What about "all art is derivative to some extent, and training a machine artist based on existing art is no different than training a machine artist based on existing art"?


Then the Stable Diffusion model should hold the copyright. And using generative models doesn't make you any more of an artist that commissioning a human does.


That is for the courts and the lawmakers to decide, and in any case I don’t plan on convincing anyone to change their mind about ML training ethics.


It can be how the law works; like in Field v. Google Inc. for hosting a cached copy of a site: "Google reasonably interpreted absence of meta-tags as permission to present "Cached" links to the pages of Field's site".

I think Fair Use is the stronger defense for model training, but - for crawlers that obey robots.txt/etc. - implied license isn't totally off the table.


That's a pretty poor analogy. To make it a bit better, it's also like we're figuring out what this whole "house" thing is, and there's lots of differing opinions, and also lots of people who think this whole "house" thing is a fad.

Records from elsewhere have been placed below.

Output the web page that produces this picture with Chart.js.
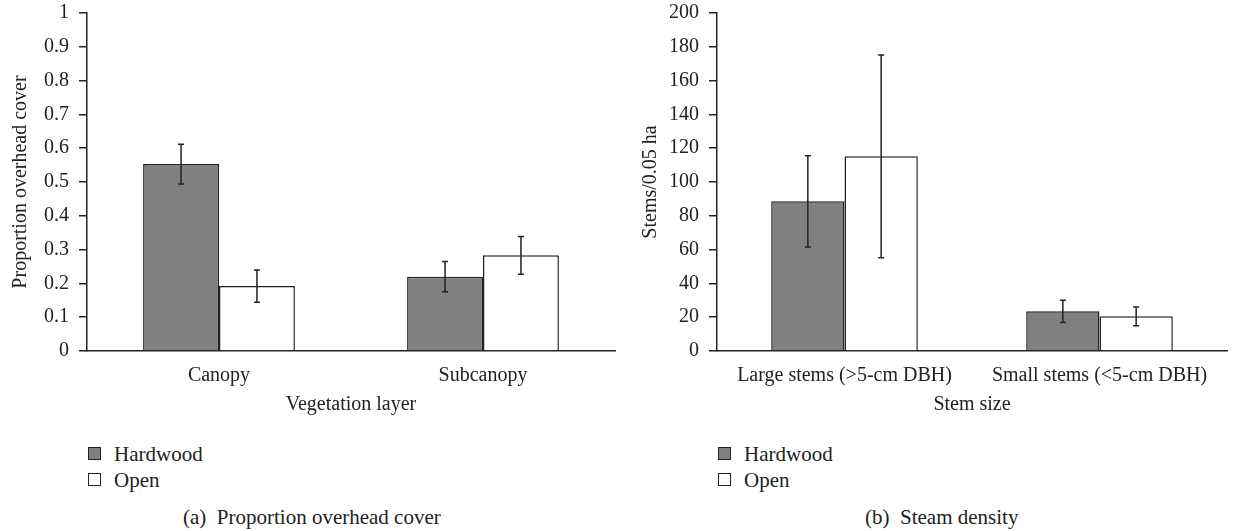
<!DOCTYPE html>
<html>
<head>
<meta charset="utf-8">
<script src="https://cdn.jsdelivr.net/npm/chart.js@4.4.0/dist/chart.umd.min.js"></script>
<style>
    body { margin: 0; background: #fff; width: 1242px; height: 531px; position: relative; overflow: hidden; font-family: "Liberation Serif", serif; color: #222; }
    .panel { position: absolute; top: 0; }
    .legend { position: absolute; font-size: 21px; line-height: 26px; }
    .legend div { position: relative; padding-left: 26px; white-space: nowrap; }
    .legend span { position: absolute; left: 0; top: 6px; width: 11px; height: 11px; border: 1.5px solid #222; }
    .caption { position: absolute; top: 505px; font-size: 21px; white-space: pre; }
</style>
</head>
<body>
<div class="panel" style="left:0"><canvas id="coverChart" width="630" height="420"></canvas></div>
<div class="panel" style="left:630px"><canvas id="stemChart" width="612" height="420"></canvas></div>

<div class="legend" style="left:88px; top:441px">
    <div><span style="background:#808080"></span>Hardwood</div>
    <div><span style="background:#fff"></span>Open</div>
</div>
<div class="legend" style="left:718px; top:441px">
    <div><span style="background:#808080"></span>Hardwood</div>
    <div><span style="background:#fff"></span>Open</div>
</div>
<div class="caption" style="left:183px">(a)  Proportion overhead cover</div>
<div class="caption" style="left:865px">(b)  Steam density</div>

<script>
// (a) overhead cover
const layers = ['Canopy', 'Subcanopy'];
const coverHardwood = [0.553, 0.220];
const coverHardwoodErr = [0.059, 0.045];
const coverOpen = [0.192, 0.283];
const coverOpenErr = [0.048, 0.056];

// (b) stem density
const stemSizes = ['Large stems (>5-cm DBH)', 'Small stems (<5-cm DBH)'];
const stemsHardwood = [88.6, 23.5];
const stemsHardwoodErr = [27, 6.6];
const stemsOpen = [115.2, 20.5];
const stemsOpenErr = [60, 5.6];

const ink = '#222';
const font = { family: '"Liberation Serif", serif', size: 20 };

// error bars drawn from dataset.errors through the y scale
const errorBars = {
    id: 'errorBars',
    afterDatasetsDraw(chart) {
        const ctx = chart.ctx;
        const yScale = chart.scales.y;
        ctx.save();
        ctx.strokeStyle = ink;
        ctx.lineWidth = 1.5;
        chart.data.datasets.forEach((ds, i) => {
            chart.getDatasetMeta(i).data.forEach((bar, j) => {
                const v = ds.data[j];
                const e = ds.errors[j];
                const top = yScale.getPixelForValue(v + e);
                const bot = yScale.getPixelForValue(v - e);
                ctx.beginPath();
                ctx.moveTo(bar.x, top);
                ctx.lineTo(bar.x, bot);
                ctx.moveTo(bar.x - 3, top);
                ctx.lineTo(bar.x + 3, top);
                ctx.moveTo(bar.x - 3, bot);
                ctx.lineTo(bar.x + 3, bot);
                ctx.stroke();
            });
        });
        ctx.restore();
    }
};

function makeChart(id, labels, hw, hwErr, op, opErr, yMax, yStep, yTitle, xTitle) {
    return new Chart(document.getElementById(id), {
        type: 'bar',
        data: {
            labels: labels,
            datasets: [
                {
                    label: 'Hardwood',
                    data: hw,
                    errors: hwErr,
                    backgroundColor: '#808080',
                    borderColor: ink,
                    borderWidth: 1.5
                },
                {
                    label: 'Open',
                    data: op,
                    errors: opErr,
                    backgroundColor: '#ffffff',
                    borderColor: ink,
                    borderWidth: 1.5
                }
            ]
        },
        options: {
            responsive: false,
            animation: false,
            categoryPercentage: 0.575,
            barPercentage: 1,
            layout: { padding: { top: 13, right: 15, bottom: 0, left: 0 } },
            plugins: {
                legend: { display: false },
                tooltip: { enabled: false }
            },
            scales: {
                x: {
                    grid: { display: false, drawTicks: false },
                    border: { display: true, color: ink, width: 1.5 },
                    ticks: { color: ink, font: font, padding: 13, maxRotation: 0 },
                    title: { display: true, text: xTitle, color: ink, font: font, padding: { top: 0, bottom: 3 } },
                    afterFit: (s) => { s.height = 69; }
                },
                y: {
                    min: 0,
                    max: yMax,
                    ticks: {
                        stepSize: yStep, color: ink, font: font, padding: 10,
                        callback: (v) => String(Math.round(v * 10) / 10)
                    },
                    grid: { drawOnChartArea: false, drawTicks: true, tickLength: 8, color: ink, lineWidth: 1.5 },
                    border: { display: true, color: ink, width: 1.5 },
                    title: { display: true, text: yTitle, color: ink, font: font, padding: { top: 9, bottom: 0 } },
                    afterFit: (s) => { s.width = 87; s.paddingTop = 0; s.paddingBottom = 0; }
                }
            }
        },
        plugins: [errorBars]
    });
}

makeChart('coverChart', layers, coverHardwood, coverHardwoodErr, coverOpen, coverOpenErr,
    1, 0.1, 'Proportion overhead cover', 'Vegetation layer');
makeChart('stemChart', stemSizes, stemsHardwood, stemsHardwoodErr, stemsOpen, stemsOpenErr,
    200, 20, 'Stems/0.05 ha', 'Stem size');
</script>
</body>
</html>
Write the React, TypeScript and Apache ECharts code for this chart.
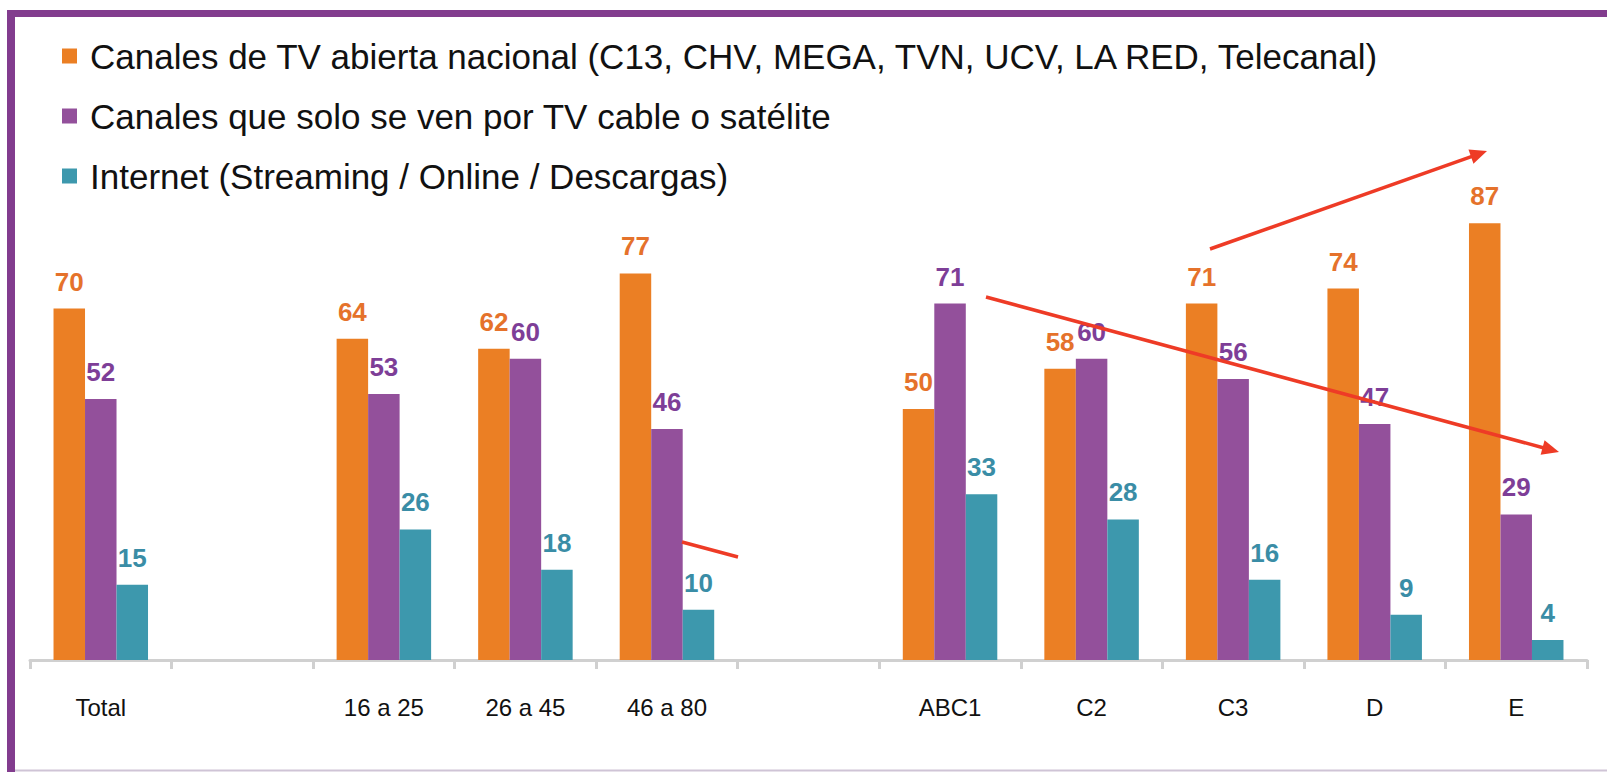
import React, { useEffect, useRef } from "react";
import * as echarts from "echarts";

const categories = ["Total", "", "16 a 25", "26 a 45", "46 a 80", "", "ABC1", "C2", "C3", "D", "E"];
const seriesNames = [
  "Canales de TV abierta nacional (C13, CHV, MEGA, TVN, UCV, LA RED, Telecanal)",
  "Canales que solo se ven por TV cable o satélite",
  "Internet (Streaming / Online / Descargas)",
];
const tvAbierta = [70, null, 64, 62, 77, null, 50, 58, 71, 74, 87];
const tvCable = [52, null, 53, 60, 46, null, 71, 60, 56, 47, 29];
const internet = [15, null, 26, 18, 10, null, 33, 28, 16, 9, 4];

const barColors = ["#EB7F24", "#93509B", "#3D98AD"];
const labelColors = ["#E5722B", "#7E3E97", "#3A8DA6"];
const FONT = '"Liberation Sans", Arial, sans-serif';
const RED = "#EE3B26";

function arrow(x1: number, y1: number, x2: number, y2: number, head: boolean) {
  const dx = x2 - x1;
  const dy = y2 - y1;
  const len = Math.sqrt(dx * dx + dy * dy);
  const ux = dx / len;
  const uy = dy / len;
  const hl = head ? 17 : 0;
  const hw = 7.5;
  const els: any[] = [
    {
      type: "line",
      z: 100,
      shape: { x1, y1, x2: x2 - ux * (hl * 0.8), y2: y2 - uy * (hl * 0.8) },
      style: { stroke: RED, lineWidth: 3.5 },
    },
  ];
  if (head) {
    const bx = x2 - ux * hl;
    const by = y2 - uy * hl;
    els.push({
      type: "polygon",
      z: 100,
      shape: {
        points: [
          [x2, y2],
          [bx - uy * hw, by + ux * hw],
          [bx + uy * hw, by - ux * hw],
        ],
      },
      style: { fill: RED },
    });
  }
  return els;
}

export default function App() {
  const ref = useRef<HTMLDivElement>(null);
  useEffect(() => {
    if (!ref.current) return;
    const chart = echarts.init(ref.current, null, { renderer: "svg" });
    const datasets = [tvAbierta, tvCable, internet];
    chart.setOption({
      animation: false,
      backgroundColor: "#ffffff",
      textStyle: { fontFamily: FONT },
      legend: {
        orient: "vertical",
        left: 62,
        top: 36,
        padding: 0,
        itemWidth: 15,
        itemHeight: 15,
        itemGap: 20,
        icon: "rect",
        selectedMode: false,
        data: seriesNames,
        textStyle: {
          fontFamily: FONT,
          fontSize: 35,
          lineHeight: 40,
          color: "#111111",
          padding: [0, 0, 0, 8],
        },
      },
      grid: { left: 30, right: 20, top: 158, bottom: 112, containLabel: false },
      xAxis: {
        type: "category",
        data: categories,
        axisLine: { lineStyle: { color: "#D0D0D0", width: 3 } },
        axisTick: { show: true, length: 9, lineStyle: { color: "#D0D0D0", width: 3 } },
        axisLabel: {
          margin: 33,
          fontFamily: FONT,
          fontSize: 24,
          lineHeight: 28,
          color: "#111111",
          interval: 0,
        },
      },
      yAxis: { type: "value", min: 0, max: 100, show: false, splitLine: { show: false } },
      series: seriesNames.map((name, i) => ({
        name,
        type: "bar",
        data: datasets[i],
        barWidth: 31.5,
        barGap: "0%",
        itemStyle: { color: barColors[i] },
        label: {
          show: true,
          position: "top",
          distance: 14,
          fontFamily: FONT,
          fontSize: 26,
          fontWeight: "bold",
          color: labelColors[i],
        },
      })),
      graphic: [
        { type: "rect", z: 50, shape: { x: 7, y: 10, width: 8, height: 762 }, style: { fill: "#823C8E" } },
        { type: "rect", z: 50, shape: { x: 7, y: 10, width: 1600, height: 7 }, style: { fill: "#823C8E" } },
        { type: "rect", z: 50, shape: { x: 15, y: 769.5, width: 1592, height: 2 }, style: { fill: "#CFC4D6" } },
        ...arrow(1210, 249, 1487, 151, true),
        ...arrow(986, 297, 1559, 452, true),
        ...arrow(682, 542, 738, 557, false),
      ],
    });
    return () => chart.dispose();
  }, []);
  return (
    <div
      ref={ref}
      style={{ position: "fixed", left: 0, top: 0, width: 1607, height: 772, background: "#fff" }}
    />
  );
}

This is a great point, it doesn’t have to be a perfect technical countermeasure.

Being able to prove opt-out using a watermark tech like this one, maybe even encoding provenance, could make for very interesting legal battles.


>Being able to prove opt-out using a watermark tech like this one, maybe even encoding provenance, could make for very interesting legal battles.

That's... not how copyright works? If you're infringing on copyright, "the author didn't opt out" isn't a valid defense. The valid defenses like fair use can not be opt out by authors. In other words I don't really see any circumstance where opt outs are a valid factor.


Even that isn't how copyright works....

If I never look at your work and make a work that looks like your work I've still violated copyright.

If I look at all your works and make something that looks kinda but not close enough, most likely I've not violated your work. You cannot both put your work in public and then yell at people|things not to look at it.


it's also likely to be a DRM circumvention device under the DMCA


I don't think watermarking counts as an effective technological countermeasure.


it's designed to break/degrade use contrary to the license, not simply point back to it

ala macrovision (circumvention of which was ruled to be unlawful under the DMCA)


Sounds like bullshit, to be frank. Training data already goes through a number of "subtle augmentations" and instead of "breaking" the resulting model, the augmentations help the model to generalize better.


A little pointless, considering that Stable Diffusion is already at or near human levels. Worst case scenario, just train on pre-2022 images.



Stable Diffusion is capable of training on its own images


Is that advisable? It won’t learn anything new and might reinforce its errors.


No, it isn't if you don't curate meticulously. Perhaps by accident something new could emerge which is worth it to use as input for an advanced model.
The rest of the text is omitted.